Let the numbers be x and 5x . According to the question,

21 + 5x = 2(x + 21)

21 + 5x = 2x +42

On transposing 2x to L.H.S and 21 to R.H.S , we obtain

5x – 2x = 42 – 21

3x = 21

Dividing both sides by 3, we obtain

x = 7

5x = ​\( 5 \times{7}=35 \)​ 

Hence , the numbers are 7 and 35 respectively

 

Question 3:

Sum of the digits of a two digit number is 9. When we interchange the digits it is found that the resulting new number is greater than the original number by 2. What is the two digit number ?

Sol :

Let the digits at tens place and once place be x and 9 – x respectively.

Therefore , original number = 10x + (9 – x) = 9x + 9

On interchanging the digits, the digits at ones place and tens place will be x and 9 – x respectively.

Therefore , new number after interchanging the digits = 10(9 – x) + x

= 90 – 10x + x

= 90 – 9x

According to the given question,

New number = Original number + 27

90 – 9x = 9x +9 +27

90 – 9x = 9x + 36

On transposing 9x to R.H.S and 36 to L.H.S , we obtain

90 – 36 = 18x

54 = 18x

Dividing both sides by 18 , we obtain

3 = x and 9 – x = 6

Hence, the digits at tens place and ones place of the number are 3 and  6 respectively.

Therefore, the two digit number is

= 9x + 9

= ​\( 9\times{3}+9= 36 \)​ 

 

Question 4:

One of the two digits of a two digit number is three times the other digit. If you interchange the digits of this two digit number and the resulting number to the original number, you get 88. What is the original number ?

Sol :

Let the digits at tens place and once place be x and 3x respectively.

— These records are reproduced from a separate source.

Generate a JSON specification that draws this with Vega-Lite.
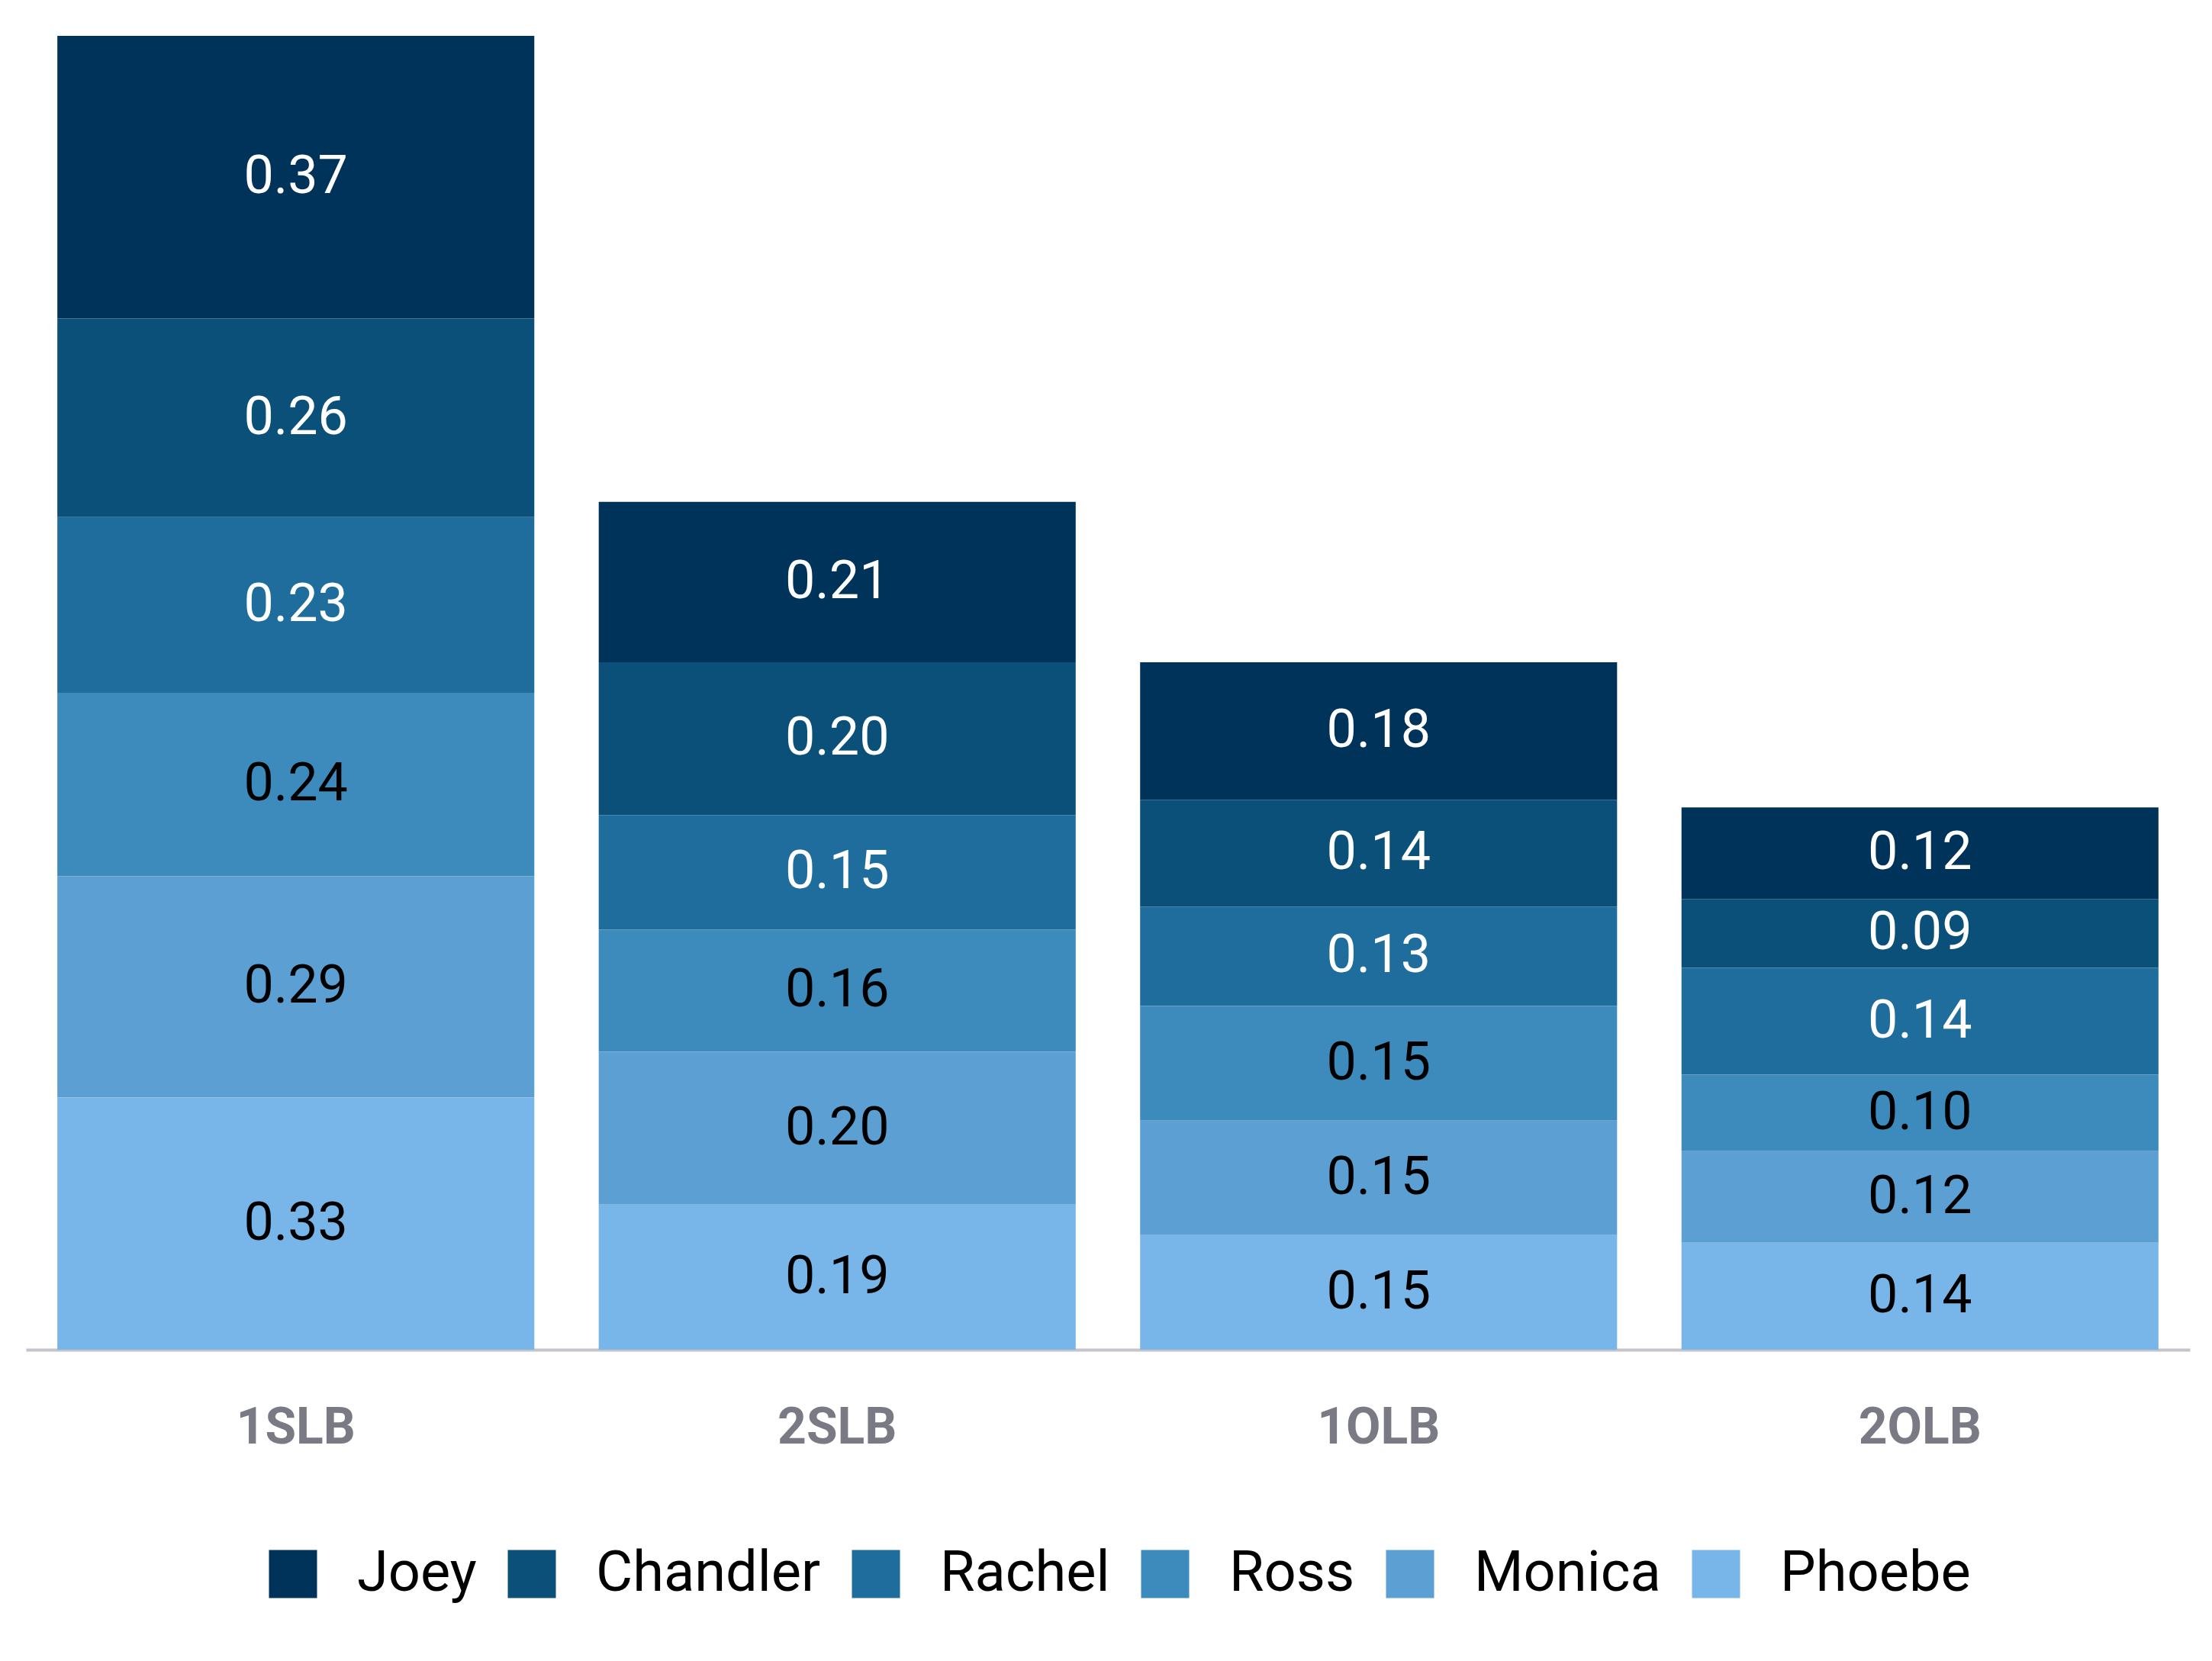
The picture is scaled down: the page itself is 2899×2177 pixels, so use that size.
{
  "$schema": "https://vega.github.io/schema/vega-lite/v6.json",
  "width": 2836,
  "height": 1722,
  "autosize": {"type": "none"},
  "padding": {"left": 34, "top": 47, "right": 29, "bottom": 408},
  "background": "white",
  "data": {
    "values": [
      {"pos": "1SLB", "player": "Joey", "value": 0.37},
      {"pos": "1SLB", "player": "Chandler", "value": 0.26},
      {"pos": "1SLB", "player": "Rachel", "value": 0.23},
      {"pos": "1SLB", "player": "Ross", "value": 0.24},
      {"pos": "1SLB", "player": "Monica", "value": 0.29},
      {"pos": "1SLB", "player": "Phoebe", "value": 0.33},
      {"pos": "2SLB", "player": "Joey", "value": 0.21},
      {"pos": "2SLB", "player": "Chandler", "value": 0.20},
      {"pos": "2SLB", "player": "Rachel", "value": 0.15},
      {"pos": "2SLB", "player": "Ross", "value": 0.16},
      {"pos": "2SLB", "player": "Monica", "value": 0.20},
      {"pos": "2SLB", "player": "Phoebe", "value": 0.19},
      {"pos": "1OLB", "player": "Joey", "value": 0.18},
      {"pos": "1OLB", "player": "Chandler", "value": 0.14},
      {"pos": "1OLB", "player": "Rachel", "value": 0.13},
      {"pos": "1OLB", "player": "Ross", "value": 0.15},
      {"pos": "1OLB", "player": "Monica", "value": 0.15},
      {"pos": "1OLB", "player": "Phoebe", "value": 0.15},
      {"pos": "2OLB", "player": "Joey", "value": 0.12},
      {"pos": "2OLB", "player": "Chandler", "value": 0.09},
      {"pos": "2OLB", "player": "Rachel", "value": 0.14},
      {"pos": "2OLB", "player": "Ross", "value": 0.10},
      {"pos": "2OLB", "player": "Monica", "value": 0.12},
      {"pos": "2OLB", "player": "Phoebe", "value": 0.14}
    ]
  },
  "transform": [
    {"calculate": "indexof(['Phoebe','Monica','Ross','Rachel','Chandler','Joey'], datum.player)", "as": "idx"},
    {"stack": "value", "groupby": ["pos"], "sort": [{"field": "idx", "order": "ascending"}], "as": ["v0", "v1"]},
    {"calculate": "(datum.v0 + datum.v1) / 2", "as": "mid"}
  ],
  "encoding": {
    "x": {
      "field": "pos",
      "type": "nominal",
      "sort": ["1SLB", "2SLB", "1OLB", "2OLB"],
      "scale": {"paddingInner": 0.119, "paddingOuter": 0.058},
      "axis": {
        "title": null,
        "labelAngle": 0,
        "ticks": false,
        "labelFont": "Roboto",
        "labelFontSize": 66,
        "labelFontWeight": "bold",
        "labelColor": "#7a7a85",
        "labelPadding": 70,
        "labelBaseline": "top",
        "domainColor": "#c4c4cc",
        "domainWidth": 4
      }
    }
  },
  "layer": [
    {
      "mark": {"type": "bar"},
      "encoding": {
        "y": {
          "field": "v1",
          "type": "quantitative",
          "scale": {"domain": [0, 1.72], "nice": false},
          "axis": null
        },
        "y2": {"field": "v0"},
        "color": {
          "field": "player",
          "type": "nominal",
          "sort": ["Joey", "Chandler", "Rachel", "Ross", "Monica", "Phoebe"],
          "scale": {
            "domain": ["Joey", "Chandler", "Rachel", "Ross", "Monica", "Phoebe"],
            "range": ["#003359", "#0a5079", "#1f6d9c", "#3d8abd", "#5b9fd3", "#78b5e8"]
          },
          "legend": {
            "title": null,
            "orient": "none",
            "legendX": 313,
            "legendY": 1979,
            "direction": "horizontal",
            "symbolType": "square",
            "symbolSize": 3969,
            "symbolStrokeWidth": 0,
            "labelFont": "Roboto",
            "labelFontSize": 74,
            "labelColor": "black",
            "labelLimit": 0,
            "labelOffset": 47,
            "columnPadding": 35
          }
        }
      }
    },
    {
      "mark": {"type": "text", "font": "Roboto", "fontSize": 70, "baseline": "middle", "align": "center"},
      "encoding": {
        "y": {"field": "mid", "type": "quantitative", "scale": {"domain": [0, 1.72], "nice": false}},
        "text": {"field": "value", "type": "quantitative", "format": ".2f"},
        "color": {
          "condition": {"test": "indexof(['Joey','Chandler','Rachel'], datum.player) >= 0", "value": "white"},
          "value": "black"
        }
      }
    }
  ],
  "config": {"view": {"stroke": null}}
}
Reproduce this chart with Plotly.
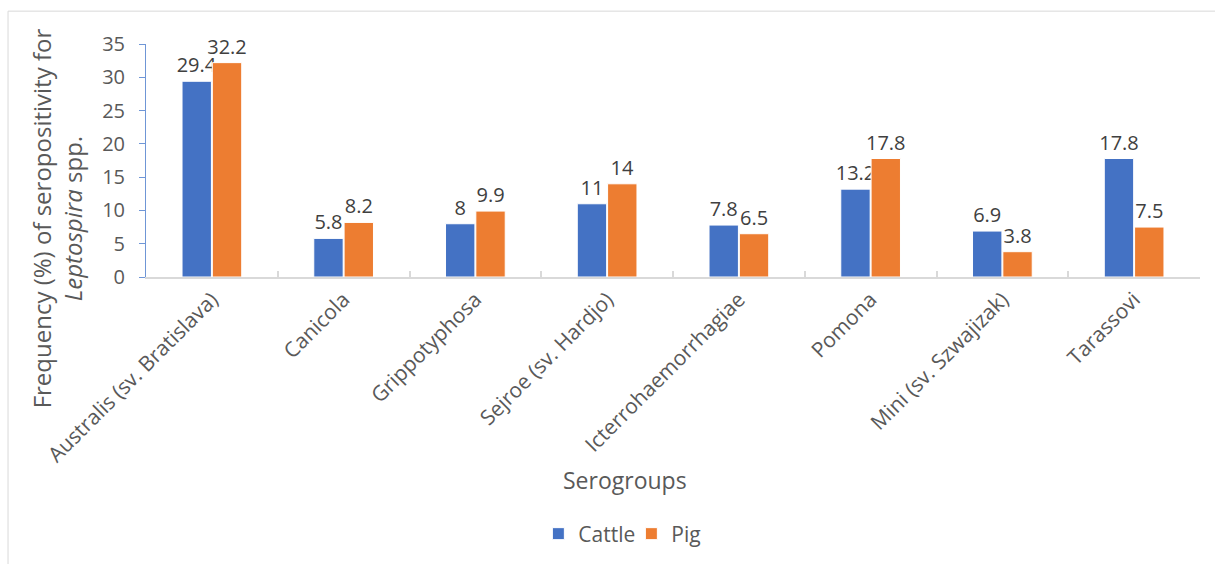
import plotly.graph_objects as go

categories = ["Australis (sv. Bratislava)", "Canicola", "Grippotyphosa", "Sejroe (sv. Hardjo)",
              "Icterrohaemorrhagiae", "Pomona", "Mini (sv. Szwajizak)", "Tarassovi"]
cattle = [29.4, 5.8, 8, 11, 7.8, 13.2, 6.9, 17.8]
pig = [32.2, 8.2, 9.9, 14, 6.5, 17.8, 3.8, 7.5]
y_ticks = [0, 5, 10, 15, 20, 25, 30, 35]

FONT = "Open Sans"
fig = go.Figure()
for name, vals, col in [("Cattle", cattle, "#4472C4"), ("Pig", pig, "#ED7D31")]:
    fig.add_trace(go.Bar(name=name, x=categories, y=vals,
                         marker=dict(color=col, line=dict(color="white", width=1)),
                         text=[f"{v:g}" for v in vals], textposition="outside", cliponaxis=False,
                         constraintext="none",
                         textfont=dict(size=20, color="#404040", family=FONT)))

fig.update_layout(
    width=1215, height=564,
    margin=dict(l=146, r=15, t=44, b=286),
    paper_bgcolor="white", plot_bgcolor="white",
    barmode="group", bargap=0.54, bargroupgap=0.03,
    font=dict(family=FONT, color="#595959", size=20),
    showlegend=True,
    legend=dict(orientation="h", x=0.4605, y=-1.094, xanchor="center", yanchor="middle",
                font=dict(size=21, color="#595959"), itemwidth=30, tracegroupgap=0,
                entrywidth=48, entrywidthmode="pixels"),
    xaxis=dict(showline=True, linecolor="#d9d9d9", linewidth=2, ticks="inside", tickson="boundaries",
               ticklen=6, tickcolor="#d9d9d9", tickwidth=2, tickangle=-45,
               tickfont=dict(size=21, color="#595959"), showgrid=False),
    yaxis=dict(range=[0, 35], tickvals=y_ticks, showline=True, linecolor="#6f96d6", linewidth=1,
               ticks="outside", ticklen=6, tickcolor="#6f96d6", showgrid=False, zeroline=False,
               ticklabelstandoff=10, tickfont=dict(size=20, color="#595959")),
    shapes=[
        dict(type="line", xref="paper", yref="paper", x0=-0.1309, x1=1.02, y0=1.1410, y1=1.1410,
             line=dict(color="#d9d9d9", width=1)),
        dict(type="line", xref="paper", yref="paper", x0=-0.1309, x1=-0.1309, y0=1.1410, y1=-1.3,
             line=dict(color="#d9d9d9", width=1)),
    ],
    annotations=[
        dict(text="Frequency (%) of seropositivity for<br><i>Leptospira</i> spp.", textangle=-90,
             xref="paper", yref="paper", x=-0.0844, y=0.252, xanchor="center", yanchor="middle",
             showarrow=False, font=dict(size=24, color="#595959")),
        dict(text="Serogroups", xref="paper", yref="paper", x=0.4545, y=-0.872,
             xanchor="center", yanchor="middle", showarrow=False, font=dict(size=23, color="#595959")),
    ],
)
fig.write_html("out.html")
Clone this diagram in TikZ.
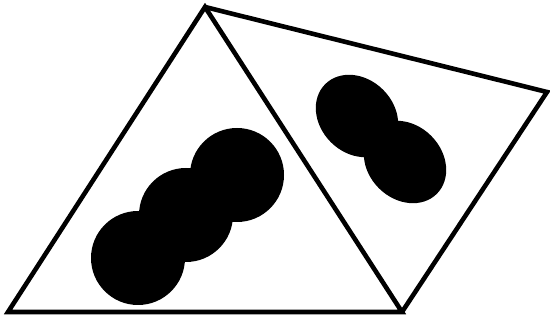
\documentclass[tikz,border=0pt]{standalone}
\usepackage{tikz}
\usetikzlibrary{calc}
\tikzset{
  edge/.style = {draw=black, line width=4.6pt, line join=miter},
  blob/.style = {fill=black, draw=none},
}
\begin{document}
\begin{tikzpicture}[x=1pt,y=1pt]
\useasboundingbox (0,0) rectangle (550,321);
% corners
\coordinate (apex) at (205,314);
\coordinate (botl) at (8,9);
\coordinate (botr) at (402,9);
\coordinate (farr) at (547,229);
% left cluster
\fill[blob] (237,146) circle (47);
\fill[blob] (186,106) circle (47);
\fill[blob] (138,63) circle (47);
% right pair
\fill[blob, rotate around={-45:(357,205)}] (357,205) ellipse (45 and 37);
\fill[blob, rotate around={-45:(405,159)}] (405,159) ellipse (45 and 37);
% triangles
\draw[edge] (apex) -- (botl) -- (botr) -- cycle;
\draw[edge] (apex) -- (farr) -- (botr);
\end{tikzpicture}
\end{document}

Therefore , original number = 10x + 3x = 13x

On interchanging the digits, the digits at ones place and tens place will be x and 3x respectively.

Therefore , new number after interchanging the digits

\( \begin{align*}&=10\times3x+x\\&=30x+x\\&=31x\end{align*} \)

According to the given question,

New number + Original number = 88

13x + 31x = 88

44x = 88

Dividing both sides by 44 , we obtain

x = 2

Therefore,the original number ​\( \begin{align*}&=13x\\&=13\times2\\&=26\end{align*} \)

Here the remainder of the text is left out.